Only minor evidence of DIF by type of administration was found. This was investigated in more detailed using a systematic approach outlined previously by Tennant and Pallant [28]. This determined whether the minor DIF identified had an important influence on estimates generated from the scale. This step is essential when DIF is identified in order to assess the degree of bias that items produce at the test level. The fact that two paper and pen versions were available allowed the electronic format to be compared carefully in relation to normal sample to sample variation. The results suggested that the electronic format did not differ more than the two paper and pen formats differed from each other. The results of these analyses supported the measurement equivalence of electronic and pen and paper versions of the CAMPHOR scales.

The success of the equivalence testing in this study should be considered in relation to the extent of changes in format that were made to the electronic version of the questionnaire. The new format was designed to resemble the original measure as closely as possible, having the same layout and with only minor necessary changes to the instructions. More extensive changes could well affect the Rasch fit statistics.

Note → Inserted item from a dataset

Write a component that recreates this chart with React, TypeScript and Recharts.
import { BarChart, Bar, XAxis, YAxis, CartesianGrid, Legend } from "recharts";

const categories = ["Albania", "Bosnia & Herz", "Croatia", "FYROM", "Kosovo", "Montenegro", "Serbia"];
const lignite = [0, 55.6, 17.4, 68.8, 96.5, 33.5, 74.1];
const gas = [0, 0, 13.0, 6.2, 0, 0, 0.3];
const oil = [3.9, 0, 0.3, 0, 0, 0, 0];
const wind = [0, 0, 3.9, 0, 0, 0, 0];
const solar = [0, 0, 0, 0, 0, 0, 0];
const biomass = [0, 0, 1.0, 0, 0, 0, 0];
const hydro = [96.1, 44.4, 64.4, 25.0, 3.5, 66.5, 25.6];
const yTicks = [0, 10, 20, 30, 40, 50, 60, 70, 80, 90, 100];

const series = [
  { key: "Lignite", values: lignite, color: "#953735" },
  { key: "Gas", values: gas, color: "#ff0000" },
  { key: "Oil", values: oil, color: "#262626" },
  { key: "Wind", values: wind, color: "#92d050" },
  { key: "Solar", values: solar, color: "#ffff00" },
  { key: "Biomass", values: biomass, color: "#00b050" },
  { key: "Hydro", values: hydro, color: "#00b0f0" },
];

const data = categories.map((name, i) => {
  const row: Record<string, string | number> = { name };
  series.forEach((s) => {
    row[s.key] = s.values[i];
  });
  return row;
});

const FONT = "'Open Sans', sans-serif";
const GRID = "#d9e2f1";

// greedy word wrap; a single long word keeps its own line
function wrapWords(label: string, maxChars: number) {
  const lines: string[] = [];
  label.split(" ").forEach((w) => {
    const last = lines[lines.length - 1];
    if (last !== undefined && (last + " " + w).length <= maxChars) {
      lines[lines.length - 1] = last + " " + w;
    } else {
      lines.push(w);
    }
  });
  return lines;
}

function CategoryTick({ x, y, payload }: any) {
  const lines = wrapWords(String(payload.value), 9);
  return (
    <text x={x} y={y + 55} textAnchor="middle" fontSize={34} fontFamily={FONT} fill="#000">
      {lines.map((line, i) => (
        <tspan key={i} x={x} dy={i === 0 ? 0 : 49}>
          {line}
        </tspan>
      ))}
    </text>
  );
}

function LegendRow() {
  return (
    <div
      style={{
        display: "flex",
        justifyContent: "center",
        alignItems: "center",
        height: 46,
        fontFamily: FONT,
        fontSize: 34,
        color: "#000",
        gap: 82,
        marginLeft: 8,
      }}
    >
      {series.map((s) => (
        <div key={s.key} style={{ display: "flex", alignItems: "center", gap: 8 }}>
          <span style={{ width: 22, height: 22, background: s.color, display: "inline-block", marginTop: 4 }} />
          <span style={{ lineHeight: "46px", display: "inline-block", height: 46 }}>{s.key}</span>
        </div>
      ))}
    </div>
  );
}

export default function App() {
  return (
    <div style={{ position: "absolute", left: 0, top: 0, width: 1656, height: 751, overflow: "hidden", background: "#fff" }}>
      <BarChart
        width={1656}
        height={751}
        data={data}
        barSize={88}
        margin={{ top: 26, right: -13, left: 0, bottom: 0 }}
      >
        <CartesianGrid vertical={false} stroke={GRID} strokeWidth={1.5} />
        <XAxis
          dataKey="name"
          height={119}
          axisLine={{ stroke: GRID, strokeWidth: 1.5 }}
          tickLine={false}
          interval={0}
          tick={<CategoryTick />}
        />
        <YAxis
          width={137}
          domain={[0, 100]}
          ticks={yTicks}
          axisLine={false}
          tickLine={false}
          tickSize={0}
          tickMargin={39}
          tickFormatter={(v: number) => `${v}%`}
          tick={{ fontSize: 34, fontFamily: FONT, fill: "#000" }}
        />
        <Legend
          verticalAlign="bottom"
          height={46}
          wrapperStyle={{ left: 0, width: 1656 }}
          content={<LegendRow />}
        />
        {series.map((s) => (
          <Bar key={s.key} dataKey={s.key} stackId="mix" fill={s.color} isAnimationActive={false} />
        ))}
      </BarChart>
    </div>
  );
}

Two previous studies were identified that have applied IRT to assess measurement equivalence [15, 16]. One of these studies applied Rasch analysis [16]. The results of this latter study were limited to an analysis of DIF by mode of administration and no formal investigation of the impact of the DIF on overall scores was performed. The present study has provided a more detailed approach to assessing equivalence using Rasch analysis and provides a foundation for future studies.

The use of Rasch analysis to test equivalence is likely to increase in the future as it has a number of advantages over CTT approaches. Its use gives considerably more detailed information on the measurement properties of scales allowing true ‘measurement’ equivalence to be determined. Analyses based only on association or comparisons of means have limited ability to detect lack of equivalence. The study design is simpler than randomized cross over designs as only one sample for each format is required. Although two paper and pen versions were used in the present study, this would not be necessary in standard equivalence testing. There is also no need to match samples in terms of disease severity or location at which they were completed.

A potential limitation of the Rasch approach is that relatively large sample sizes are needed (approximately 150) for each format. However, similar sample sizes would provide more accurate estimates when applying CTT approaches and it is crucial to know whether different formats are equivalent in many situations. A major limitation of this approach is that relatively few PRO measures fit the Rasch model due to their age and/or the lack of a coherent measurement model. This is actually a weakness of the PRO measures as in such cases it will remain difficult to establish the equivalence of different formats of the measures.

Conclusions

Differences between the performance of the electronic and pen and paper administrations of the CAMPHOR were minor. The results showed how the Rasch model can be used to determine the equivalence of alternative formats of PRO measures.